The victorious British and Irish Lions squad returned from Australia as heroes this summer, having secured a historic first series win in 17 years. But if they're not adequately looked after, that could be as good as it gets for the triumphant tourists.
Given the huge quality and relatively young age of many of the players included in Warren Gatland's touring party, the future looks bright for the Lions.

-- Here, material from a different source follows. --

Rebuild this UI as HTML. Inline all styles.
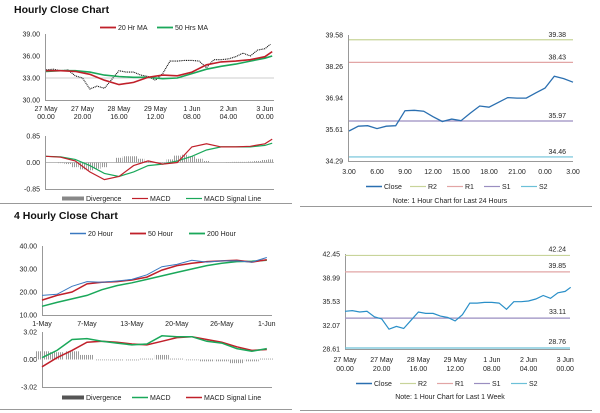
<!DOCTYPE html>
<html><head><meta charset="utf-8"><style>
html,body{margin:0;padding:0;background:#fff}
svg{display:block;font-family:"Liberation Sans",Arial,sans-serif}
.t{font-size:7px;fill:#222}
.ti{font-size:10.5px;font-weight:bold;fill:#111}
</style></head><body>
<svg id="s" width="600" height="413" viewBox="0 0 600 413">
<defs>
<pattern id="stripes" width="2" height="4" patternUnits="userSpaceOnUse"><rect x="0" y="0" width="1" height="4" fill="#9a9a9a"/></pattern>
</defs>
<text class="ti" x="14" y="13">Hourly Close Chart</text>
<text class="ti" x="14" y="219">4 Hourly Close Chart</text>
<line x1="0" y1="203.5" x2="292" y2="203.5" stroke="#999"/>
<line x1="300" y1="206.5" x2="592" y2="206.5" stroke="#999"/>
<line x1="0" y1="409.5" x2="292" y2="409.5" stroke="#999"/>
<line x1="300" y1="410.5" x2="592" y2="410.5" stroke="#999"/>
<text class="t" x="450" y="203" text-anchor="middle" font-size="6">Note: 1 Hour Chart for Last 24 Hours</text>
<text class="t" x="450" y="399" text-anchor="middle" font-size="6">Note: 1 Hour Chart for Last 1 Week</text>
</svg>
<script>
// ---- data ----
const hHours=[0,4,8,12,16,20,24,28,32,36,40,44,48,52,56,60,64,68,72,76,80,84,88,92,96,100,104,108,112,116,120,123];
const hClose=[34.1,34.2,34.0,34.1,33.3,33.0,31.5,31.9,31.6,32.8,34.0,33.8,33.8,33.4,33.2,32.7,33.6,35.3,35.3,35.4,35.4,35.3,34.4,35.5,35.5,35.6,35.9,36.4,36.0,36.8,37.0,37.6];
const hDiv=[0,0,-0.02,-0.05,-0.15,-0.22,-0.25,-0.2,-0.15,0,0.15,0.2,0.2,0.12,0.05,0,-0.02,0.1,0.22,0.25,0.2,0.12,0.05,0,0,0.01,0.02,0.02,0.03,0.05,0.08,0.1];
const maHours=[0,8,16,24,32,40,48,56,64,72,80,88,96,104,112,120,124];
const ma20=[34.0,34.0,33.9,33.5,32.7,32.1,32.4,33.1,33.4,33.3,33.8,34.8,35.2,35.3,35.5,35.9,36.6];
const ma50=[33.9,34.0,34.0,33.8,33.4,33.2,33.1,33.1,32.9,33.0,33.6,34.2,34.6,34.9,35.3,35.7,36.0];
const hMacd=[0.2,0.17,0.05,-0.3,-0.55,-0.45,-0.1,0.05,-0.05,0.0,0.5,0.6,0.5,0.5,0.52,0.6,0.75];
const hSignal=[0.2,0.18,0.1,-0.1,-0.35,-0.45,-0.3,-0.1,-0.05,0.05,0.2,0.4,0.5,0.5,0.5,0.55,0.62];
const hTickLabels=[["27 May","00.00"],["27 May","20.00"],["28 May","16.00"],["29 May","12.00"],["1 Jun","08.00"],["2 Jun","04.00"],["3 Jun","00.00"]];
const hTickHours=[0,20,40,60,80,100,120];
const dClose=[35.55,35.75,35.77,35.65,35.75,35.77,36.40,36.42,36.38,36.15,35.95,36.05,35.98,36.3,36.6,36.55,36.75,36.95,36.93,36.93,37.15,37.35,37.85,37.75,37.6];
const dTicks=["3.00","6.00","9.00","12.00","15.00","18.00","21.00","0.00","3.00"];
const dLevels=[39.38,38.43,35.97,34.46];
const wLevels=[42.24,39.85,33.11,28.76];
const levelNames=["R2","R1","S1","S2"];
const levelColors=["#c8d49a","#e2a5a5","#9a8ec0","#6cc0d8"];
const fIdx=[0,1,2,3,4,5,6,7,8,9,10,11,12,13,14,15];
const f20=[18.5,19.0,22.5,24.5,24.2,24.8,25.5,27.5,31.0,32.0,33.8,33.0,33.5,33.5,33.0,35.0];
const f50=[16.5,18.5,20.0,23.5,24.2,24.5,25.2,26.5,29.5,31.5,32.5,33.2,33.5,33.8,33.0,34.0];
const f200=[13.8,15.5,17.0,18.5,21.0,22.8,24.0,25.5,27.0,28.5,30.0,31.5,32.5,33.2,33.4,33.8];
const fMacd=[0.2,1.0,2.2,2.3,2.0,1.8,1.6,1.7,2.6,2.5,2.5,2.0,1.8,1.2,0.9,1.2];
const fSignal=[-0.8,0.2,1.0,1.9,2.0,1.9,1.7,1.6,2.0,2.4,2.5,2.2,1.9,1.4,1.0,1.1];
const fDiv=[0.9,0.8,0.9,0.5,0.0,-0.1,-0.1,0.1,0.5,0.1,0,-0.2,-0.2,-0.4,-0.2,0.1];
const fTicks=["1-May","7-May","13-May","20-May","26-May","1-Jun"];
const fTickIdx=[0,3,6,9,12,15];

const S=document.getElementById('s');const NS='http://www.w3.org/2000/svg';
function mk(tag,at){const e=document.createElementNS(NS,tag);for(const k in at)e.setAttribute(k,at[k]);S.appendChild(e);return e;}
function lin(d0,d1,r0,r1){return v=>r0+(v-d0)/(d1-d0)*(r1-r0);}
function txt(x,y,s,anchor,name){const e=mk('text',{x:x,y:y,'class':'t','text-anchor':anchor});e.textContent=s;

return e;}
function poly(xs,ys,fx,fy,col,w,name,dash){const p=xs.map((x,i)=>fx(x).toFixed(1)+','+fy(ys[i]).toFixed(1)).join(' ');
const e=mk('polyline',{points:p,fill:'none',stroke:col,'stroke-width':w});if(dash)e.setAttribute('stroke-dasharray',dash);

return e;}
function axes(x0,x1,y0,y1,name){const a=mk('path',{d:`M${x0+.5},${y0}V${y1+.5}H${x1}`,stroke:'#999',fill:'none','stroke-width':1});

}
function legItem(x,y,col,label,w,name,thick){const l=mk('line',{x1:x,y1:y-2.5,x2:x+(thick?22:16),y2:y-2.5,stroke:col,'stroke-width':w});


txt(x+(thick?24:18),y,label,'start',name);}

// ===== Panel 1: hourly price =====
{const fx=lin(0,125,46,274),fy=lin(30,39,100,34);
[39,36,33,30].forEach(v=>{txt(40,fy(v)+2.5,v.toFixed(2),'end','p1-ytick');});
const g=mk('line',{x1:46,x2:274,y1:fy(33),y2:fy(33),stroke:'#ccc'});


axes(45,274,34,100,'p1-axes');
hTickHours.forEach((h,i)=>{txt(fx(h),111,hTickLabels[i][0],'middle','p1-xtick');txt(fx(h),119,hTickLabels[i][1],'middle','p1-xtick');});
poly(hHours,hClose,fx,fy,'#111',1.1,'p1-price-line','1,0.8');
poly(maHours,ma50,fx,fy,'#1aa85a',1.6,'p1-ma50-line');
poly(maHours,ma20,fx,fy,'#c0202a',1.6,'p1-ma20-line');
legItem(100,30,'#c0202a','20 Hr MA',1.8,'legend-20hr-ma');
legItem(157,30,'#1aa85a','50 Hrs MA',1.8,'legend-50hrs-ma');}
// ===== Panel 1 MACD =====
{const fx=lin(0,125,46,274),fy=lin(-0.85,0.85,189,136);
[0.85,0,-0.85].forEach(v=>{txt(40,fy(v)+2.5,v.toFixed(2),'end','p1m-ytick');});
axes(45,274,136,189,'p1m-axes');
const z=mk('line',{x1:46,x2:274,y1:fy(0),y2:fy(0),stroke:'#bbb'});


hHours.forEach((h,i)=>{const v=hDiv[i];const r=mk('rect',{x:fx(h)-3.5,y:Math.min(fy(v),fy(0)),width:7,height:Math.abs(fy(v)-fy(0)),fill:'url(#stripes)'});

});
poly(maHours,hSignal,fx,fy,'#1aa85a',1.2,'p1-signal-line');
poly(maHours,hMacd,fx,fy,'#c0202a',1.2,'p1-macd-line');
legItem(62,201,'#888','Divergence',4,'legend-divergence',true);
legItem(132,201,'#c0202a','MACD',1.2,'legend-macd');
legItem(186,201,'#1aa85a','MACD Signal Line',1.2,'legend-macd-signal');}

// ===== Panel 2: last 24h =====
{const fx=lin(0,24,349,573),fy=lin(34.29,39.58,161,35);
[39.58,38.26,36.94,35.61,34.29].forEach(v=>{txt(343,fy(v)+2.5,v.toFixed(2),'end','p2-ytick');});
axes(348,573,35,161,'p2-axes');
dLevels.forEach((v,i)=>{const l=mk('line',{x1:349,x2:573,y1:fy(v),y2:fy(v),stroke:levelColors[i],'stroke-width':1.2});


txt(566,fy(v)-3,v.toFixed(2),'end','p2-level-label');});
dTicks.forEach((s,i)=>txt(fx(i*3),174,s,'middle','p2-xtick'));
poly(dClose.map((v,i)=>i),dClose,fx,fy,'#2a6fb0',1.3,'p2-close-line');
legItem(366,189,'#2a6fb0','Close',1.5,'p2-legend-close');
levelNames.forEach((n,i)=>legItem(410+i*37,189,levelColors[i],n,1.2,'p2-legend-'+n.toLowerCase()));}

// ===== Panel 3: 4-hourly =====
{const fx=lin(0,15.35,42,272),fy=lin(10,40,315,246);
[40,30,20,10].forEach(v=>{txt(37,fy(v)+2.5,v.toFixed(2),'end','p3-ytick');});
axes(42,272,246,315,'p3-axes');
fTicks.forEach((s,i)=>txt(fx(fTickIdx[i]),326,s,'middle','p3-xtick'));
poly(fIdx,f200,fx,fy,'#1aa85a',1.5,'p3-200hour-line');
poly(fIdx,f50,fx,fy,'#c0202a',1.5,'p3-50hour-line');
poly(fIdx,f20,fx,fy,'#3a78c0',1,'p3-20hour-line');
legItem(70,236,'#3a78c0','20 Hour',1.5,'legend-20-hour');
legItem(130,236,'#c0202a','50 Hour',1.8,'legend-50-hour');
legItem(189,236,'#1aa85a','200 Hour',1.8,'legend-200-hour');}
// ===== Panel 3 MACD =====
{const fx=lin(0,15.35,42,272),fy=lin(-3.02,3.02,387,332);
[3.02,0,-3.02].forEach(v=>{txt(37,fy(v)+2.5,v.toFixed(2),'end','p3m-ytick');});
axes(42,272,332,387,'p3m-axes');
fIdx.forEach((k,i)=>{const v=fDiv[i];const r=mk('rect',{x:fx(k)-7,y:Math.min(fy(v),fy(0)),width:14,height:Math.max(0.8,Math.abs(fy(v)-fy(0))),fill:'url(#stripes)'});

});
poly(fIdx,fSignal,fx,fy,'#c0202a',1.5,'p3-signal-line');
poly(fIdx,fMacd,fx,fy,'#1aa85a',1.5,'p3-macd-line');
legItem(62,400,'#555','Divergence',4,'p3-legend-divergence',true);
legItem(132,400,'#1aa85a','MACD',1.5,'p3-legend-macd');
legItem(186,400,'#c0202a','MACD Signal Line',1.5,'p3-legend-macd-signal');}

// ===== Panel 4: last week =====
{const fx=lin(0,20,345,381.7),fy=lin(28.61,42.45,349,254);
[42.45,38.99,35.53,32.07,28.61].forEach(v=>{txt(340,fy(v)+2.5,v.toFixed(2),'end','p4-ytick');});
axes(345,570,254,349,'p4-axes');
wLevels.forEach((v,i)=>{const l=mk('line',{x1:345,x2:570,y1:fy(v),y2:fy(v),stroke:levelColors[i],'stroke-width':1.2});


txt(566,fy(v)-4,v.toFixed(2),'end','p4-level-label');});
hTickHours.forEach((h,i)=>{txt(fx(h),362,hTickLabels[i][0],'middle','p4-xtick');txt(fx(h),371,hTickLabels[i][1],'middle','p4-xtick');});
poly(hHours,hClose,fx,fy,'#2a8fc8',1.2,'p4-close-line');
legItem(356,386,'#2a6fb0','Close',1.5,'p4-legend-close');
levelNames.forEach((n,i)=>legItem(400+i*37,386,levelColors[i],n,1.2,'p4-legend-'+n.toLowerCase()));}
</script>
</body></html>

The likes of Jamie Roberts, Alex Corbisiero, Toby Faletau and Leigh Halfpenny - the man of the series in Australia - should all have their best years ahead of them, and should certainly still be on the scene for the New Zealand series in four years' time.
As such, these players - along with others involved in the 2-1 win over the Wallabies - have a real opportunity to be part of the first Lions side in almost half a century to win a series against the All Blacks.
However, their chances of adding to that legacy - and in doing so, going down as one of the best sets of Lions players in history - could be cruelly stolen from them by injury and fatigue if they aren't adequately looked after by their clubs and countries.
Learn from past mistakes
If coaches across the home unions aren't convinced that the Lions stars should take a breather, they need only cast their minds back to the aftermath of England's 2003 Rugby World Cup triumph.
For an all-too-short period, England were the undisputed best team on the planet. But they soon slipped from that perch and have only rarely managed to recapture their scintillating early noughties form since.
Wear and tear played a major hand in their post-World Cup slump. Key players such as the front-row trio of Trevor Woodman, Phil Vickery and Steve Thompson were beset with injuries after the tournament, with Thompson quitting the game with a neck injury, only to return less than a year later. Woodman was less fortunate: he was forced to retire in the summer of 2005 - at the age of 29 - having suffered a major back injury shortly after joining Sale Sharks. Vickery, meanwhile, eventually moved from Gloucester to Wasps as the West Country club became frustrated with his repeated spells out.
And examples of why players need to be taken care of certainly aren't limited to the world of rugby union. Take England's cricket team as another example: the side that took the field at Trent Bridge in the fourth Test of the sensational 2005 Ashes series never again played together after that match. It proved to be the final Test appearance for pace bowler Simon Jones, who was racked with ankle and knee problems. Furthermore, the likes of Andrew Flintoff, Michael Vaughan and Ashley Giles were regular absentees over the following years.
Warning signs can already be seen this season
We may only be a matter of weeks into the 2013/14 season, but already a string of top names who toured Australia this summer have broken down - some to a greater extent than others.
Leicester Tigers flanker Tom Croft, who made a total of five appearances down under, has been ruled out for the entire season with knee ligament damage. Meanwhile, reports in France indicate that Wales and Racing Metro star Jamie Roberts will be out of action for several weeks with an ankle injury.
Other players have simply failed to get going. Newport-Gwent Dragons back-rower Toby Faletau has looked desperately short of fitness since taking a five-week break following his exertions with the Lions, driving coach Lyn Jones to urge the Tongan-born 22-year-old to "pull his socks up".
Club vs country vs Lions
The biggest problem, of course, is that the clubs are ultimately responsible for paying their stars and want to get the most out of them. The likes of Jamie Roberts and George North haven't made big-money moves over the summer to spend the first month of the season sat on the bench, after all.
But unless our Lions heroes are given the opportunity to rest up, they're at real risk of burning out before reaching their full, glorious potential.